García Márquez's father insisted he study law but he dropped out, bored, and dedicated himself to journalism.
His writing was constantly guided by his leftist political views, forged in large part by a 1928 military massacre near Aracataca of banana workers striking against United Fruit Co., which later became Chiquita. He was also greatly influenced by the assassination two decades later of Jorge Eliecer Gaitan, a galvanizing leftist presidential candidate.
He lived several years in Europe, then returned to Colombia in 1958 to marry Mercedes Barcha, a neighbor from childhood days. They had two sons, Rodrigo, a film director, and Gonzalo, a graphic designer.
After a 1981 run-in with Colombia's government in which he was accused of sympathizing with M-19 rebels and sending money to a Venezuelan guerrilla group, the writer moved to Mexico City, which was his main home for the rest of his life.
García Márquez famously feuded with Vargas Llosa, who punched him in a 1976 fight outside a Mexico City movie theater. Neither ever publicly discussed the reason for the altercation.

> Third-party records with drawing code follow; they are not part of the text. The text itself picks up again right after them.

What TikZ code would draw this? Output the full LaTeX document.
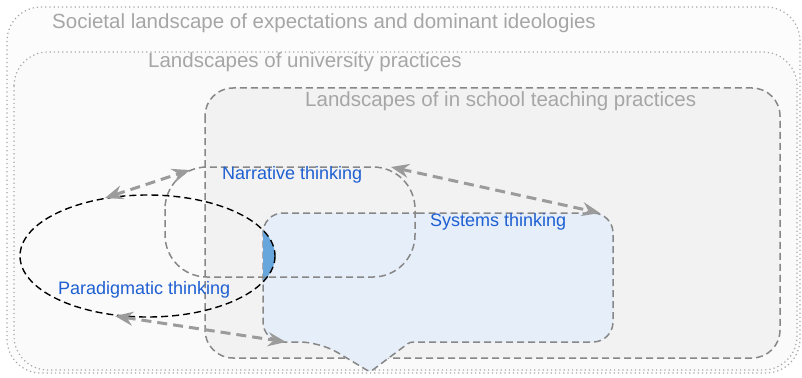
\documentclass[tikz,border=0pt]{standalone}
\usepackage{fontspec}
\setmainfont{Liberation Sans}
\usepackage{tikz}
\usetikzlibrary{arrows.meta}

\definecolor{landgray}{RGB}{166,166,166}
\definecolor{boxgray}{RGB}{135,135,135}
\definecolor{arrowgray}{RGB}{155,155,155}
\definecolor{thinkblue}{RGB}{30,95,210}
\definecolor{sysfill}{RGB}{229,238,249}
\definecolor{lensblue}{RGB}{103,166,220}

\tikzset{
  landlabel/.style={anchor=west, inner sep=0pt, text=landgray, font=\fontsize{20.5}{20.5}\selectfont},
  thinklabel/.style={anchor=west, inner sep=0pt, text=thinkblue, font=\fontsize{18}{18}\selectfont},
  dotbox/.style={draw=landgray, line width=1.2pt, dash pattern=on 1.2pt off 3pt, rounded corners=34pt},
  dashbox/.style={draw=boxgray, line width=1.5pt, dash pattern=on 7pt off 4pt},
  linkarrow/.style={draw=arrowgray, line width=3pt, dash pattern=on 10pt off 6pt,
    {Stealth[length=18pt,width=14pt,inset=6pt]}-{Stealth[length=18pt,width=14pt,inset=6pt]}}
}

\begin{document}
\begin{tikzpicture}[x=1pt, y=-1pt]
    \useasboundingbox (0,0) rectangle (802,377);

    % nested landscapes
    \draw[dotbox, fill=white!99!black] (7,7) rectangle (800,373);
    \draw[dotbox, fill=white!98!black] (14,52) rectangle (797,370);
    \draw[dashbox, fill=white!95!black, rounded corners=28pt] (205,88) rectangle (780,358);

    \node[landlabel] (societal) at (52,23) {Societal landscape of expectations and dominant ideologies};
    \node[landlabel] (university) at (148,62) {Landscapes of university practices};
    \node[landlabel] (school) at (305,101) {Landscapes of in school teaching practices};

    % systems thinking bubble with its tail
    \draw[dashbox, fill=sysfill] (440,213) [rounded corners=20pt] -- (263,213) -- (263,342) -- (320,342)
        [rounded corners=3pt] -- (370,372) -- (410,342)
        [rounded corners=20pt] -- (613,342) -- (613,213) -- cycle;

    % overlap of paradigmatic and systems thinking
    \begin{scope}
        \clip (263,150) rectangle (320,350);
        \fill[lensblue] (147.5,256) ellipse [x radius=127.5, y radius=61];
    \end{scope}

    % narrative and paradigmatic thinking
    \draw[dashbox, rounded corners=42pt] (165,167) rectangle (415,277);
    \draw[black, line width=1.4pt, dash pattern=on 7pt off 4pt] (147.5,256) ellipse [x radius=127.5, y radius=61];

    \node[thinklabel] (narrative) at (222,175) {Narrative thinking};
    \node[thinklabel] (systems) at (430,222) {Systems thinking};
    \node[thinklabel] (paradigmatic) at (58,290) {Paradigmatic thinking};

    % ends of the links
    \coordinate (paraTop) at (105,198);
    \coordinate (narrTopLeft) at (190,170);
    \coordinate (narrTopRight) at (391,167);
    \coordinate (sysTopRight) at (600,213);
    \coordinate (paraBottom) at (115,316);
    \coordinate (sysBottomLeft) at (286,342);

    \foreach \a/\b in {paraTop/narrTopLeft, narrTopRight/sysTopRight, paraBottom/sysBottomLeft} {
        \draw[linkarrow] (\a) -- (\b);
    };
\end{tikzpicture}
\end{document}
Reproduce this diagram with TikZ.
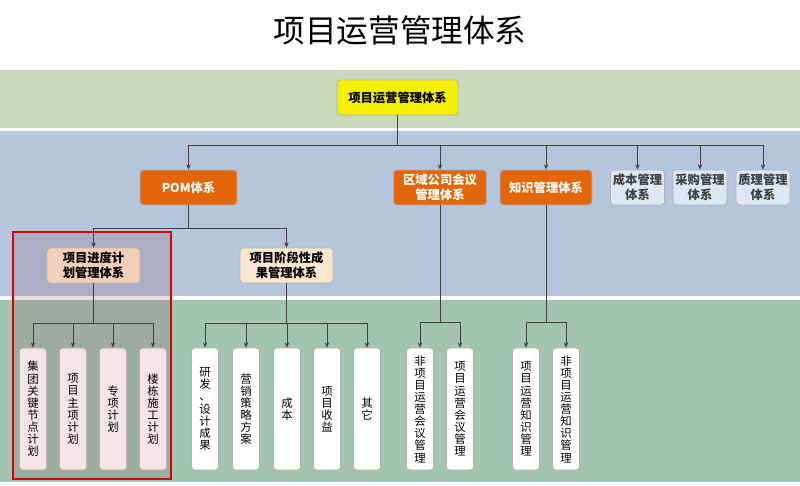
\documentclass[tikz,border=0pt]{standalone}
\usepackage{fontspec}
\setmainfont{Noto Sans CJK SC}
\usetikzlibrary{arrows.meta}

\definecolor{bandtop}{HTML}{C9D9BC}
\definecolor{bandmid}{HTML}{B4C5DC}
\definecolor{bandlow}{HTML}{A2C4B0}
\definecolor{orng}{HTML}{E4660A}
\definecolor{yel}{HTML}{F5F000}
\definecolor{lblue}{HTML}{DDE7F3}
\definecolor{peach}{HTML}{F3CFBA}
\definecolor{cream}{HTML}{FBE6CF}
\definecolor{pink}{HTML}{F3E3E6}

\tikzset{
	box/.style={draw=gray!60, rounded corners=2pt, align=center, inner sep=0pt,
		font=\fontsize{7}{8.5}\selectfont\bfseries},
	hbox/.style={box, minimum width=1.86cm, minimum height=0.7cm},
	sbox/.style={box, minimum width=1.08cm, minimum height=0.7cm, fill=lblue, text=black!75},
	vbox/.style={box, minimum width=0.54cm, minimum height=2.44cm, fill=white,
		font=\fontsize{6.5}{6.9}\selectfont},
	arr/.style={draw=black!75, -{Stealth[length=3pt,width=2.5pt]}},
}

\begin{document}
\begin{tikzpicture}[x=0.02cm, y=-0.02cm]
\useasboundingbox (0,0) rectangle (800,486);
\fill[white] (0,0) rectangle (800,486);

% bands
\fill[bandtop] (0,70) rectangle (800,128);
\fill[bandmid] (0,131) rectangle (800,296);
\fill[bandlow] (0,300) rectangle (800,482);

\node (title) at (400,30) {\fontsize{18}{22}\selectfont 项目运营管理体系};

% red frame
\filldraw[draw=red!85!black, line width=1pt, fill={rgb,255:red,140;green,60;blue,90}, fill opacity=0.18]
	(13,232) rectangle (171,479);

\node[hbox, minimum width=2.42cm, fill=yel] (top) at (397.5,97.5) {项目运营管理体系};

% level 2
\node[hbox, minimum width=1.94cm, fill=orng, text=white] (pom) at (188.5,187.5) {POM体系};
\node[hbox, fill=orng, text=white] (meet) at (440,187.5) {区域公司会议\\管理体系};
\node[hbox, minimum width=1.84cm, fill=orng, text=white] (know) at (546,187.5) {知识管理体系};
\node[sbox] (cost) at (637.5,187.5) {成本管理\\体系};
\node[sbox] (buy) at (700,187.5) {采购管理\\体系};
\node[sbox] (qual) at (763,187.5) {质理管理\\体系};

\foreach \n in {pom,meet,know,cost,buy,qual}
	\draw[arr] (top.south) -- ++(0,30) -| (\n.north);

% level 3
\node[hbox, fill=peach] (sched) at (93.5,265.5) {项目进度计\\划管理体系};
\node[hbox, fill=cream] (stage) at (286.5,265.5) {项目阶段性成\\果管理体系};

\foreach \n in {sched,stage}
	\draw[arr] (pom.south) -- ++(0,23) -| (\n.north);

% level 4
\node[vbox, fill=pink] (s1) at (33,409) {集\\团\\关\\键\\节\\点\\计\\划};
\node[vbox, fill=pink] (s2) at (73,409) {项\\目\\主\\项\\计\\划};
\node[vbox, fill=pink] (s3) at (113,409) {专\\项\\计\\划};
\node[vbox, fill=pink] (s4) at (153,409) {楼\\栋\\施\\工\\计\\划};

\node[vbox] (r1) at (205,409) {研\\发\\、\\设\\计\\成\\果};
\node[vbox] (r2) at (246,409) {营\\销\\策\\略\\方\\案};
\node[vbox] (r3) at (287,409) {成\\本};
\node[vbox] (r4) at (327,409) {项\\目\\收\\益};
\node[vbox] (r5) at (367,409) {其\\它};

\node[vbox] (m1) at (420,409) {非\\项\\目\\运\\营\\会\\议\\管\\理};
\node[vbox] (m2) at (460,409) {项\\目\\运\\营\\会\\议\\管\\理};

\node[vbox] (k1) at (526,409) {项\\目\\运\\营\\知\\识\\管\\理};
\node[vbox] (k2) at (566,409) {非\\项\\目\\运\\营\\知\\识\\管\\理};

\foreach \n in {s1,s2,s3,s4}
	\draw[arr] (sched.south) -- ++(0,40) -| (\n.north);
\foreach \n in {r1,r2,r3,r4,r5}
	\draw[arr] (stage.south) -- ++(0,40) -| (\n.north);
\foreach \n in {m1,m2}
	\draw[arr] (meet.south) -- ++(0,117) -| (\n.north);
\foreach \n in {k1,k2}
	\draw[arr] (know.south) -- ++(0,117) -| (\n.north);

\end{tikzpicture}
\end{document}
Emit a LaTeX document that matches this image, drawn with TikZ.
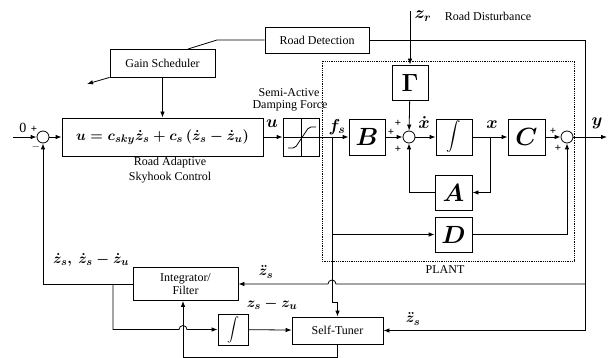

"A great man has died, one whose works gave the literature of our language great reach and prestige," Vargas Llosa said Thursday in a television interview, his voice shaking and face hidden by sunglasses and a baseball cap.
Struggling with poverty through much of his adult life, García Márquez was somewhat transformed by his later fame and wealth. A bon vivant with an impish personality, he was a gracious host who animatedly recounted long stories to guests.
He spent more time in Colombia in his later years, founding the journalism institute in the walled colonial port city of Cartagena, where he kept a home.
García Márquez turned down offers of diplomatic posts and spurned attempts to draft him to run for Colombia's presidency, though he did get involved in peace mediation efforts between the government and leftist rebels.
In 1998, already in his 70s, he fulfilled a lifelong dream by buying a majority interest in the Colombian newsmagazine Cambio with his Nobel prize money. Before falling ill with lymphatic cancer the next year, he contributed prodigiously to the magazine.
"I'm a journalist. I've always been a journalist," he told the AP at the time. "My books couldn't have been written if I weren't a journalist because all the material was taken from reality."